When describing the action of a battle, there are two different grounds that can be taken. On one hand, you can be a minimalist like me and simply use vague descriptions in a battle, like "the competitors battled back and forth, lashing out at each other at every opportunity"; this works really well if you are trying to focus on a story over the battle itself, plus it leaves the actions of the battle up to the imagination of the reader. On the other hand, you can describe the action movement by movement, noting every single small detail that goes on; this works well if you want to focus on the battle, and it tends to work really well if you switch perspectives at least a few times, like going from viewing the battle from a spectator's eyes to that of the trainers and even their Pokemon. Your work lies somewhere in the middle, which works fine if you are balancing the story, but you are not; the focus of the story is the battle itself. As such, you will want to try and adapt the latter option as much as possible.

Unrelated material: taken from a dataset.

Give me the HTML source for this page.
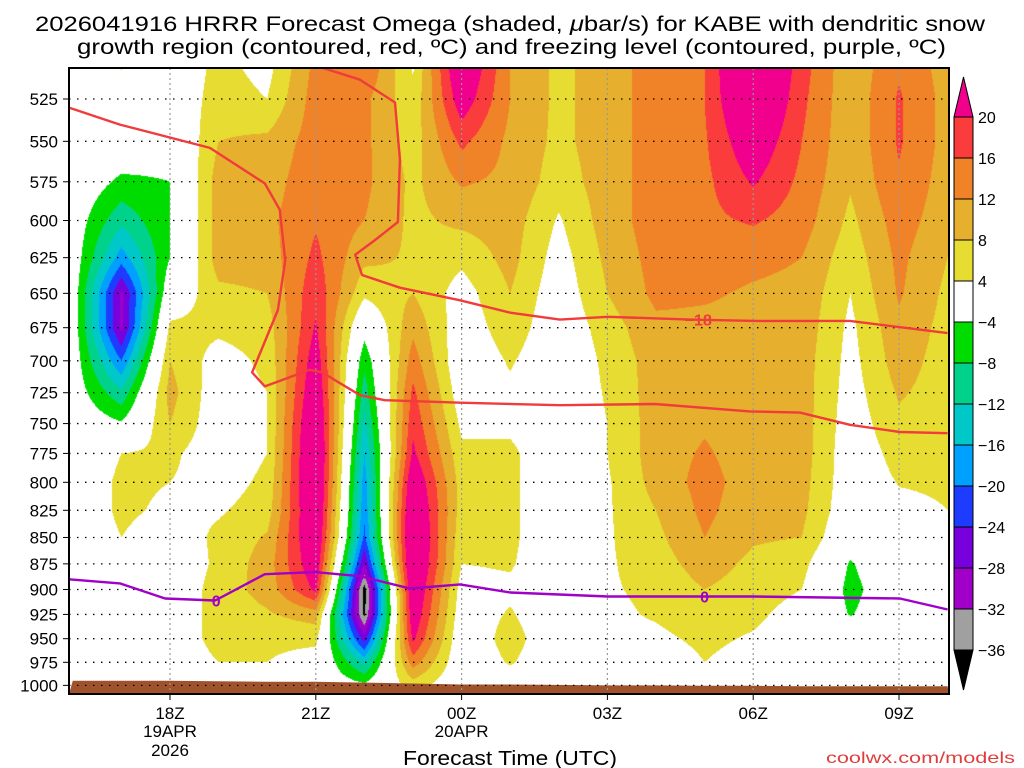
<!DOCTYPE html>
<html><head><meta charset="utf-8"><style>
html,body{margin:0;padding:0;background:#fff;width:1024px;height:768px;overflow:hidden}
#field{position:absolute;left:69px;top:68px}
#ov{position:absolute;left:0;top:0}
text{font-family:"Liberation Sans","DejaVu Sans",sans-serif;fill:#000}
</style></head><body>
<canvas id="field" width="880" height="626"></canvas>
<svg id="ov" width="1024" height="768">
<text x="35" y="31" font-size="21" textLength="950" lengthAdjust="spacingAndGlyphs">2026041916 HRRR Forecast Omega (shaded, <tspan font-style="italic">μ</tspan>bar/s) for KABE with dendritic snow</text>
<text x="77" y="54" font-size="21" textLength="869" lengthAdjust="spacingAndGlyphs">growth region (contoured, red, ºC) and freezing level (contoured, purple, ºC)</text>
<g id="terrain"></g><g id="grid"></g><g id="lines"></g><g id="axes"></g><g id="cbar"></g>
<rect x="69" y="68" width="880" height="626" fill="none" stroke="#000" stroke-width="2"/>
<text x="510" y="765" font-size="20" text-anchor="middle" textLength="214" lengthAdjust="spacingAndGlyphs">Forecast Time (UTC)</text>
<text x="1015" y="763" font-size="16" text-anchor="end" style="fill:#e03c3c" textLength="189" lengthAdjust="spacingAndGlyphs">coolwx.com/models</text>
</svg>
<script>
// ---- data ----
const hours = [-2,-1,0,1,2,3,4,5,6,7,8,9,10,11,12,13,14,15,16];
const levels = [500,525,550,575,600,625,650,675,700,725,750,775,800,825,850,875,900,925,950,975,1000];
// omega per hour column, values at levels 500..1000
const omega = [
[0,0,0,0,-1,-1,-1,-1,-1,-1,0,0,0,0,0,0,0,0,0,0,0],
[6,0,0,-5,-11,-18,-29,-29,-20,-11,-3.5,4,5,5,4,0,0,0,0,0,0],
[0,0,-2,-4,-4,-4,0,5,8,9.5,8,5,4,3,1,0,0,0,0,0,0],
[5,6,8,10,10,10,7,5,2,1,1,1,2,3.5,5,5,6,6,6,4,1],
[2,4,9,10,11,10,8,6,5,4,4,4,5,6,8.5,10,9.5,7.5,5,4,2],
[13,14,14,15,15.5,17,19,20.5,23,25,27,28,28,27,26,24,21,10,5,2,0],
[17,13,13,13,12,9,5,-2,-7,-10,-13,-16,-18,-19,-21,-28,-38,-37,-26,-13,-3],
[3,5,6,7,7,7.5,8,11,14,17,19,21,25,27,28,28,26,24,21,14,6],
[27,23,17,12.5,9,5,2,1,0,1,3,5,6,6,5,4,2,1,0,0,0],
[12,12,11,11,10,9.5,8,6.5,4.5,3,3,5,5,5,5,4.5,3,4.5,6,4.5,1],
[7,7,7,6,3.5,2,1,0.5,0,0,0,0,0,0,0,0,0,0,0,0,0],
[10,10,10,10,10,9,8,6,5,4.5,4,4,3.5,3.5,3.5,3.5,3.5,3,2,1,0],
[14,14,14,14,14,13.5,13,11,10,10,10,10,9.5,8,7,6,5,4.5,3,1,0],
[16,16,15.5,15,15,14,12.5,11,10.5,11,11.5,12.5,13.5,13,12,10,8,6.5,5,4,1],
[30,28,24,20.5,16.5,13,11.5,11,10.5,10.5,10,10,10,9.5,8.5,7,6,5,3.5,2,0],
[18,17,16,15,14,12,11,10.5,10,10,10,10,9.5,9,8,5.5,4,2,1,0,0],
[9,9,9,8.5,7,5.5,4,3,2.5,2,1.5,1,1,0.5,-1,-4.5,-5.5,-4.3,0,0,0],
[15,16.5,16.5,15.5,14,13,12.5,11,10,8.5,7,5.5,4.2,3,2,1,0,0,0,0,0],
[10,10.5,10.5,10,9.5,8,7,6.5,6,6,5.5,5,4.5,4,2,1,0,0,0,0,0]
];
const surfPress = [995,995,995,995.5,996,996,997,998,999,999,999.5,1000,1000,1000.5,1000.5,1001,1001,1001,1001];
const dgzWarmT = [-2.1,-1.03,0.82,1.95,2.26,2.37,2.22,1.69,1.95,2.88,3.13,3.91,4.42,5.97,8.02,9.98,11.93,12.96,13.99,15.02,16.0];
const dgzWarmP = [530,540,554,576,593,627,662,709,720,707,709,727,731,733,735,734,740,741,751,757,758];
const dgzColdT = [3.15,3.91,4.63,4.73,4.69,4.22,3.81,3.95,4.73,5.97,7.0,8.02,9.01,10.7,12.06,13.99,16.0];
const dgzColdP = [507,514,527,561,601,613,623,637,646,655,664,669,667,669,670,670,679];
const frzT = [-2.1,-1.03,-0.1,0.93,1.95,2.98,3.91,4.94,5.97,7.0,9.01,11.0,12.0,15.02,16.0];
const frzP = [890,894,909,911,885,883,887,899,895,903,907,907,907,909,920];
const tickHours = [0,3,6,9,12,15];
const tickLine1 = ["18Z","21Z","00Z","03Z","06Z","09Z"];
const tickLine2 = ["19APR","","20APR","","",""];
const tickLine3 = ["2026","","","","",""];
const yTicks = [525,550,575,600,625,650,675,700,725,750,775,800,825,850,875,900,925,950,975,1000];
const cLevels = [-36,-32,-28,-24,-20,-16,-12,-8,-4,4,8,12,16,20];
const cColors = ["#000000","#a0a0a0","#a000c8","#7800dc","#1e3cff","#00a0ff","#00c8c8","#00d28c","#00dc00","#ffffff","#e6dc32","#e6af2d","#f08228","#fa3c3c","#f0008c"];

// ---- axes ----
const PL=69,PR=949,PT=68,PB=694;
function xOf(t){return 170+48.6*t;}
function yOf(p){return 99+910*Math.log(p/525);}
function tOf(x){return (x-170)/48.6;}
function pOf(y){return 525*Math.exp((y-99)/910);}
const NS="http://www.w3.org/2000/svg";
function mk(tag,attrs,parent){const e=document.createElementNS(NS,tag);for(const k in attrs)e.setAttribute(k,attrs[k]);parent.appendChild(e);return e;}

// ---- field ----
function hexToRgb(h){return [parseInt(h.substr(1,2),16),parseInt(h.substr(3,2),16),parseInt(h.substr(5,2),16)];}
const rgb=cColors.map(hexToRgb);
function colorIdx(v){let i=0;while(i<cLevels.length&&v>=cLevels[i])i++;return i;}
function val(t,p){
  let fi=t-hours[0];fi=Math.max(0,Math.min(hours.length-1.0001,fi));
  let fj=(p-levels[0])/25;fj=Math.max(0,Math.min(levels.length-1.0001,fj));
  const i=Math.floor(fi),j=Math.floor(fj),a=fi-i,b=fj-j;
  return omega[i][j]*(1-a)*(1-b)+omega[i+1][j]*a*(1-b)+omega[i][j+1]*(1-a)*b+omega[i+1][j+1]*a*b;
}
(function(){
  const c=document.getElementById('field'),ctx=c.getContext('2d');
  const W=c.width,H=c.height,img=ctx.createImageData(W,H),d=img.data;
  for(let py=0;py<H;py++){const p=pOf(PT+py+0.5);
    for(let px=0;px<W;px++){const t=tOf(PL+px+0.5);const col=rgb[colorIdx(val(t,p))];const k=(py*W+px)*4;
      d[k]=col[0];d[k+1]=col[1];d[k+2]=col[2];d[k+3]=255;}}
  ctx.putImageData(img,0,0);
})();

// terrain
(function(){
  const g=document.getElementById('terrain');
  let pts=[];
  pts.push(PL+","+PB);
  hours.forEach((h,i)=>{pts.push(Math.max(PL,Math.min(PR,xOf(h)))+","+yOf(surfPress[i]).toFixed(1));});
  pts.push(PR+","+PB);
  const e=mk('polygon',{points:pts.join(' '),fill:'#a0522d'},g);
  
  
})();

// grid + axes
(function(){
  const g=document.getElementById('grid'),a=document.getElementById('axes');
  yTicks.forEach(p=>{const y=yOf(p);
    const l=mk('line',{x1:PL,x2:PR,y1:y,y2:y,stroke:'#000','stroke-width':1.3,'stroke-dasharray':'1.5 6.5'},g);
    
    
    const tk=mk('line',{x1:PL-6,x2:PL,y1:y,y2:y,stroke:'#000','stroke-width':1},a);
    
    
    const tx=mk('text',{x:58,y:y+6,'font-size':17,'text-anchor':'end'},a);tx.textContent=String(p);
    
    
  });
  tickHours.forEach((h,i)=>{const x=xOf(h);
    const l=mk('line',{x1:x,x2:x,y1:PT,y2:PB,stroke:'#999','stroke-width':1.2,'stroke-dasharray':'2 3'},g);
    
    
    const tk=mk('line',{x1:x,x2:x,y1:PB,y2:PB+6,stroke:'#000','stroke-width':1},a);
    
    
    [[tickLine1[i],719],[tickLine2[i],737],[tickLine3[i],756]].forEach(([s,y])=>{if(!s)return;
      const tx=mk('text',{x:x,y:y,'font-size':17,'text-anchor':'middle'},a);tx.textContent=s;
      
      });
  });
})();

// contour lines
(function(){
  const g=document.getElementById('lines');
  function poly(T,P,color,name){
    const d=T.map((t,i)=>(i?'L':'M')+Math.max(PL,Math.min(PR,xOf(t))).toFixed(1)+','+Math.max(PT,yOf(P[i])).toFixed(1)).join(' ');
    const e=mk('path',{d:d,fill:'none',stroke:color,'stroke-width':2.4,'stroke-linejoin':'round'},g);
    
    
  }
  poly(dgzWarmT,dgzWarmP,'#f03c3c','dgz-minus12-contour');
  poly(dgzColdT,dgzColdP,'#f03c3c','dgz-minus18-contour');
  poly(frzT,frzP,'#a000c8','freezing-level-contour');
  const l1=mk('text',{x:xOf(10.87),y:yOf(669)+6,'font-size':16,'font-weight':'bold','text-anchor':'middle',style:'fill:#f03c3c'},g);l1.textContent='−18';
  
  
  [[0.95,911],[11.0,907]].forEach(([t,p])=>{
    const e=mk('text',{x:xOf(t),y:yOf(p)+6,'font-size':16,'font-weight':'bold','text-anchor':'middle',style:'fill:#a000c8'},g);e.textContent='0';
    
    
  });
})();

// colorbar
(function(){
  const g=document.getElementById('cbar');const x0=954,x1=973;
  function yc(i){return 650-i*41;}
  for(let i=1;i<cLevels.length;i++){
    const r=mk('rect',{x:x0,y:yc(i),width:x1-x0,height:41,fill:cColors[i],stroke:'#000','stroke-width':1},g);
    
    
  }
  const top=mk('polygon',{points:`${x0},${yc(13)} ${x1},${yc(13)} ${(x0+x1)/2},77`,fill:cColors[14],stroke:'#000','stroke-width':1},g);
  
  
  const bot=mk('polygon',{points:`${x0},${yc(0)} ${x1},${yc(0)} ${(x0+x1)/2},690`,fill:cColors[0],stroke:'#000','stroke-width':1},g);
  
  
  cLevels.forEach((v,i)=>{
    const t=mk('text',{x:978,y:yc(i)+6,'font-size':16},g);t.textContent=(v<0?'−':'')+Math.abs(v);
    
    
  });
})();
</script>
</body></html>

As for the Pokemon USA idea, I apologize; I did not read that beforehand. If that is what you are going for, though, you might want to actually mention it as part of the story and build up the characters from there. When working with a story, you almost always have to lay out the background of the world it is placed in context with before starting the story itself; that, or you could gradually build up the world as the story goes on, piece by piece. Either option could work, so it's up to you. The rivalry you speak of should in turn become reflective of the background; as long as people know what's going on in the greater world or scope of things, they will be better able to grasp the significance of the rivalry placed before their eyes and ears.
And you are quite welcome; I'm always here to lend a hand.